Sozialhilfe-Maßnahmen und ALG II-Sanktionen

Im Rahmen einer Maßnahme nach § 67 SGB XII (Hilfe zur Überwindung besonderer sozialer Schwierigkeiten) findet § 21 SGB XII auf § 35 SGB XII a.F. (jetzt § 27b SGB XII) trotz des Bezuges von SGB II-Leistungen keine Anwendung. Daher sind bei niedrigeren SGB II-Leistungen (aufgrund von Sanktionen) und damit einem niedrigeren Eigenanteil des Leistungsempfängers die insoweit nicht mehr abgedeckten Unterbringungskosten (zusätzlich) vom SGB XII-Leistungsträger zu übernehmen.

Gemäß § 67 SGB XII sind Personen, bei denen besondere Lebensverhältnisse mit sozialen Schwierigkeiten verbunden sind, Leistungen zur Überwindung dieser Schwierigkeiten zu erbringen, wenn sie aus eigener Kraft hierzu nicht fähig sind (Satz 1). Soweit der Bedarf durch Leistungen nach anderen Vorschriften dieses Buches oder des Achten Buches gedeckt wird, gehen diese Leistungen den Leistungen nach Satz 1 vor (Satz 2).

Gemäß § 68 Abs. 1 Satz 1 SGB XII umfassen die Leistungen alle Maßnahmen, die notwendig sind, um die Schwierigkeiten abzuwenden, zu beseitigen, zu mildern oder ihre Verschlimmerung zu verhüten, insbesondere Beratung und persönliche Betreuung für die Leistungsberechtigten und ihre Angehörigen, Hilfen zur Ausbildung, Erlangung und Sicherung eines Arbeitsplatzes sowie Maßnahmen bei der Erhaltung und Beschaffung einer Wohnung.
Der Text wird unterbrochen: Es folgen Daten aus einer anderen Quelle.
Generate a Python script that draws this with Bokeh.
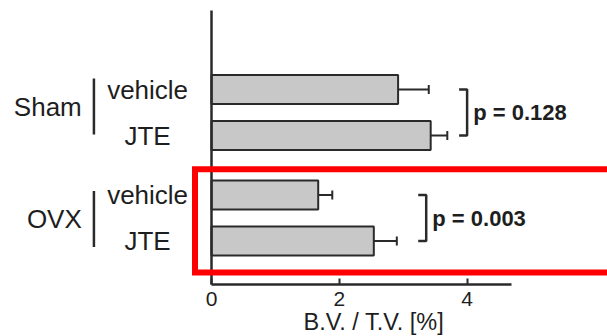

Zur Durchführung der erforderlichen Maßnahmen ist gemäß Satz 2 in geeigneten Fällen ein Gesamtplan zu erstellen.

Die Leistung wird gemäß § 68 Abs. 2 Satz 1 SGB XII ohne Rücksicht auf Einkommen und Vermögen erbracht, soweit im Einzelfall Dienstleistungen erforderlich sind. Einkommen und Vermögen der in § 19 Abs. 3 genannten Personen ist nicht zu berücksichtigen und von der Inanspruchnahme nach bürgerlichem Recht Unterhaltspflichtiger abzusehen, soweit dies den Erfolg der Hilfe gefährden würde (Satz 2).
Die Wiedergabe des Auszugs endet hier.